Nie oczekiwałem dzieła na miarę The Doors, bo w końcu Bryan Singer to nie Oliver Stone, do tego nowojorczyk nawet nie dokończył filmu. Miał w ręku materiał wręcz oscarowy, ale zabrakło mu błysku geniuszu (chociaż tworzył film o geniuszu) i jakiegokolwiek pomysłu, co che pokazać. Liczyłem na artystyczną wizję biografii Queen i próbę wyjaśnienia złożonego charakteru postaci, jaką był Freddie Mercury. Oba te elementy nie do końca zagrały. Artyzmu tu niewiele, sporo za to chaosu i bałaganu w chronologii wydarzeń oraz przeinaczonych lub przemilczanych faktów, co pewnie umknie młodzieży, ale fanom Queen musi przeszkadzać. Zamiast w miarę rzetelnej opowieści dostali dwugodzinny teledysk, ugrzecznioną, polukrowaną laurkę, swoisty hołd dla zespołu Queen i samego Mercury’ego, którego talent, charyzma, niesamowita więź z publicznością i umiejętność porywania tłumów nie znajdują tu żadnego wyjaśnienia, a wręcz przeciwnie – z herosa sceny zrobiono nieszczęśliwego, zagubionego chłopczyka bez przyjaciół. Skandale, używki, seks, wulgaryzmy, rebelia i bunt są esencją rockowego stylu życia. Kariera takiej gwiazdy jak Mercury to nie życie grzecznego chłopca, który nagrał kilka ładnych piosenek, to nie bezpłciowa bajeczka dla dzieci, jaką zaserwował Bryan Singer. Freddie zasługuje na coś więcej niż taki beznamiętny i powierzchowny portret. Poza tym cała opowieść kończy się wraz koncertem Live Aid, który według twórców był największym sukcesem zespołu, a po nim nie znaleźli już nic wartego wspomnienia. Trudno się pogodzić, że ostatnie 6 lat życia Mercury’ego zupełnie pominięto, całą jego pasję tworzenia, pełną aktywność podczas walki z chorobą aż do ostatnich godzin życia, proces powstawania i nagrywania Innuendo, jednej z najlepszych płyt w dyskografii grupy, którą tak naprawdę muzycy wrócili do wielkości po kilku chudych latach. Ktoś powie, że wtedy obraz trwałby nie dwie tylko trzy godziny. Być może, ale byłby pełny, nie ucięty w połowie.
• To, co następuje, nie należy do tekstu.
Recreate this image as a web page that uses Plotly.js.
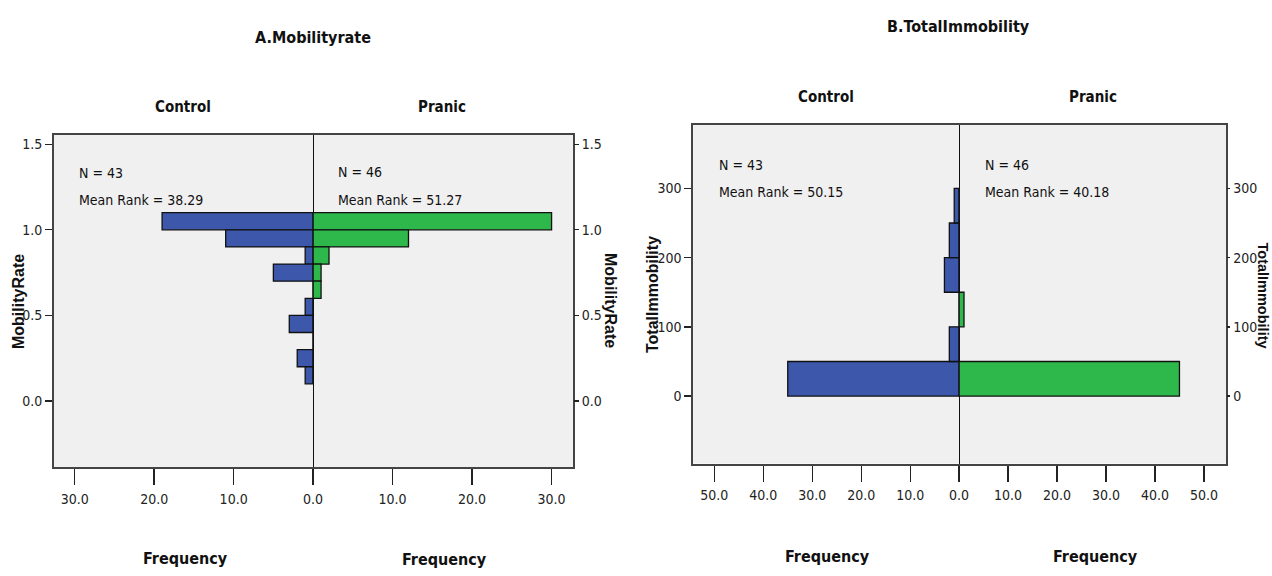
<!DOCTYPE html>
<html>
<head>
<meta charset="utf-8">
<script src="https://cdn.plot.ly/plotly-3.0.1.min.js"></script>
<style>
html,body{margin:0;padding:0;background:#fff;}
#chart{width:1272px;height:576px;}
</style>
</head>
<body>
<div id="chart"></div>
<script>
// ---- Data ----
// Panel A: MobilityRate histogram, bin midpoints (bin width 0.1)
var mobilityBins = [1.05, 0.95, 0.85, 0.75, 0.65, 0.55, 0.45, 0.35, 0.25, 0.15];
var mobilityControl = [19, 11, 1, 5, 0, 1, 3, 0, 2, 1];
var mobilityPranic = [30, 12, 2, 1, 1, 0, 0, 0, 0, 0];
var mobilityBinWidth = 0.1;

// Panel B: TotalImmobility histogram, bin midpoints (bin width 50)
var immobilityBins = [25, 75, 125, 175, 225, 275];
var immobilityControl = [35, 2, 0, 3, 2, 1];
var immobilityPranic = [45, 0, 1, 0, 0, 0];
var immobilityBinWidth = 50;

// Tick labels
var mobilityFreqTicks = [-30, -20, -10, 0, 10, 20, 30];
var immobilityFreqTicks = [-50, -40, -30, -20, -10, 0, 10, 20, 30, 40, 50];
var mobilityRateTicks = [0, 0.5, 1.0, 1.5];
var mobilityRateLabels = ["0.0", "0.5", "1.0", "1.5"];
var immobilityTicks = [0, 100, 200, 300];
var immobilityLabels = ["0", "100", "200", "300"];

// Group stats
var groupNames = ["Control", "Pranic"];
var mobilityN = [43, 46];
var mobilityMeanRank = ["38.29", "51.27"];
var immobilityN = [43, 46];
var immobilityMeanRank = ["50.15", "40.18"];

// ---- Styling ----
var BLUE = '#3d57ab';
var GREEN = '#2eb84b';
var NARROW = 'DejaVu Sans Condensed, Liberation Sans Narrow, DejaVu Sans, sans-serif';
var WIDE = 'Liberation Sans, Arial, DejaVu Sans, sans-serif';

function neg(a){ return a.map(function(v){ return -v; }); }
function absLabels(a){ return a.map(function(v){ return Math.abs(v).toFixed(1); }); }

function barTrace(vals, bins, w, color, xa, ya){
  return {
    type: 'bar', orientation: 'h',
    x: vals, y: bins, width: w, base: 0,
    xaxis: xa, yaxis: ya,
    marker: {color: color, line: {color: '#111', width: 1.3}},
    hoverinfo: 'skip', showlegend: false
  };
}

var traces = [
  barTrace(neg(mobilityControl), mobilityBins, mobilityBinWidth, BLUE, 'x', 'y'),
  barTrace(mobilityPranic, mobilityBins, mobilityBinWidth, GREEN, 'x', 'y'),
  barTrace(neg(immobilityControl), immobilityBins, immobilityBinWidth, BLUE, 'x2', 'y2'),
  barTrace(immobilityPranic, immobilityBins, immobilityBinWidth, GREEN, 'x2', 'y2'),
  {type:'scatter', x:[], y:[], xaxis:'x', yaxis:'y3', hoverinfo:'skip', showlegend:false},
  {type:'scatter', x:[], y:[], xaxis:'x2', yaxis:'y4', hoverinfo:'skip', showlegend:false}
];

var tickFont = {family: NARROW, size: 14, color: '#222', stretch: 'condensed'};

function xAxis(domain, range, ticks){
  return {
    domain: domain, range: range, fixedrange: true,
    tickmode: 'array', tickvals: ticks, ticktext: absLabels(ticks),
    ticks: 'outside', ticklen: 16, tickwidth: 1.3, tickcolor: '#222',
    tickfont: tickFont, ticklabelstandoff: 2,
    showgrid: false,
    zeroline: true, zerolinecolor: '#111', zerolinewidth: 1.2,
    showline: true, mirror: true, linecolor: '#444', linewidth: 2
  };
}
function yAxis(domain, range, ticks, labels, anchor){
  return {
    domain: domain, range: range, anchor: anchor, fixedrange: true,
    tickmode: 'array', tickvals: ticks, ticktext: labels,
    ticks: 'outside', ticklen: 7, tickwidth: 1.3, tickcolor: '#222',
    tickfont: tickFont, ticklabelstandoff: 0,
    showgrid: false, zeroline: false,
    showline: true, mirror: true, linecolor: '#444', linewidth: 2
  };
}
function yRight(over, range, ticks, labels, anchor, len){
  return {
    overlaying: over, side: 'right', anchor: anchor, range: range, fixedrange: true,
    tickmode: 'array', tickvals: ticks, ticktext: labels,
    ticks: 'outside', ticklen: len, tickwidth: 1.3, tickcolor: '#222',
    tickfont: tickFont, ticklabelstandoff: 0,
    showgrid: false, zeroline: false, showline: false
  };
}

var yA = [0.1892, 0.7656];
var yB = [0.1953, 0.7830];
var rangeA = [-0.386, 1.554];
var rangeB = [-97.3, 391.5];

var layout = {
  width: 1272, height: 576,
  margin: {l: 0, r: 0, t: 0, b: 0},
  paper_bgcolor: '#ffffff',
  plot_bgcolor: '#f0f0f0',
  barmode: 'overlay',
  showlegend: false,
  xaxis: xAxis([0.04245, 0.4505], [-32.6, 32.7], mobilityFreqTicks),
  yaxis: yAxis(yA, rangeA, mobilityRateTicks, mobilityRateLabels, 'x'),
  xaxis2: Object.assign(xAxis([0.5450, 0.9642], [-54.3, 54.6], immobilityFreqTicks), {anchor: 'y2'}),
  yaxis2: yAxis(yB, rangeB, immobilityTicks, immobilityLabels, 'x2'),
  yaxis3: yRight('y', rangeA, mobilityRateTicks, mobilityRateLabels, 'x', 5),
  yaxis4: yRight('y2', rangeB, immobilityTicks, immobilityLabels, 'x2', 3),
  annotations: []
};
layout.xaxis.anchor = 'y';

function ann(text, x, y, opts){
  var a = {
    text: text, x: x, y: y, xref: 'paper', yref: 'paper',
    xanchor: 'center', yanchor: 'middle', showarrow: false,
    font: {family: NARROW, size: 15, color: '#111', weight: 'bold', stretch: 'condensed'}
  };
  for (var k in opts) a[k] = opts[k];
  return a;
}
function px(x){ return x / 1272; }
function py(y){ return 1 - y / 576; }

var A = layout.annotations;
var titleFont = {family: NARROW, size: 16, color: '#111', weight: 'bold', stretch: 'condensed'};
var freqFont = {family: NARROW, size: 16, color: '#111', weight: 'bold', stretch: 'condensed'};
// Titles
A.push(ann('A.Mobilityrate', px(312.7), py(37.3), {font: titleFont}));
A.push(ann('B.TotalImmobility', px(958), py(26.7), {font: titleFont}));
// Group labels
A.push(ann(groupNames[0], px(183.3), py(106.7)));
A.push(ann(groupNames[1], px(442), py(106.7)));
A.push(ann(groupNames[0], px(825.7), py(96.7)));
A.push(ann(groupNames[1], px(1092.7), py(96.7)));
// Frequency labels
A.push(ann('Frequency', px(185), py(558), {font: freqFont}));
A.push(ann('Frequency', px(444.5), py(559), {font: freqFont}));
A.push(ann('Frequency', px(827), py(556), {font: freqFont}));
A.push(ann('Frequency', px(1095), py(556), {font: freqFont}));
// Y axis titles
var yTitleFont = {family: WIDE, size: 16, color: '#111', weight: 'bold'};
var yTitleFontR = {family: WIDE, size: 14.5, color: '#111', weight: 'bold'};
A.push(ann('MobilityRate', px(18), py(302), {textangle: -90, font: yTitleFont}));
A.push(ann('MobilityRate', px(611), py(300), {textangle: 90, font: yTitleFont}));
A.push(ann('TotalImmobility', px(652), py(295), {textangle: -90, font: yTitleFont}));
A.push(ann('TotalImmobility', px(1262.5), py(295), {textangle: 90, font: yTitleFontR}));
// N / Mean Rank
var statFont = {family: NARROW, size: 14, color: '#111', stretch: 'condensed'};
function stat(text, x, y){ return ann(text, px(x), py(y), {xanchor: 'left', font: statFont}); }
A.push(stat('N = ' + mobilityN[0], 76.5, 173));
A.push(stat('Mean Rank = ' + mobilityMeanRank[0], 76.5, 200));
A.push(stat('N = ' + mobilityN[1], 336.3, 172));
A.push(stat('Mean Rank = ' + mobilityMeanRank[1], 336.3, 200));
A.push(stat('N = ' + immobilityN[0], 716.7, 165));
A.push(stat('Mean Rank = ' + immobilityMeanRank[0], 716.7, 191.7));
A.push(stat('N = ' + immobilityN[1], 983, 165));
A.push(stat('Mean Rank = ' + immobilityMeanRank[1], 983, 191.7));

Plotly.newPlot('chart', traces, layout, {displayModeBar: false, staticPlot: true});
</script>
</body>
</html>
Poza świetną sceną z konferencji prasowej po premierze Hot Space (jeden z niewielu mocnych i emocjonujących fragmentów) wygranym filmu jest sama muzyka. Ta na dużym ekranie z odpowiednim nagłośnieniem wypada doskonale, ale to było wiadomo, bo twórczość Queen broni się i bez obrazu. Kapitalnie wyszła rekonstrukcja Live Aid, za to duże brawa, choć nadal sądzę, że jest tego za dużo kosztem innych wydarzeń. Jednak kategoria PG-13 wymusza taki właśnie mdły i spłycony obraz, gdzie wszelkie trudne kwestie usunięto lub przypudrowano (za zgodą i sugestią Maya i Taylora), a film mogą spokojnie obejrzeć dzieciaki zafascynowane zespołem (lub takie, które dopiero odkrywają jego legendę). To też pewna wartość, ale czy naprawdę tylko o to chodziło? Kompletnie zmarnowana szansa.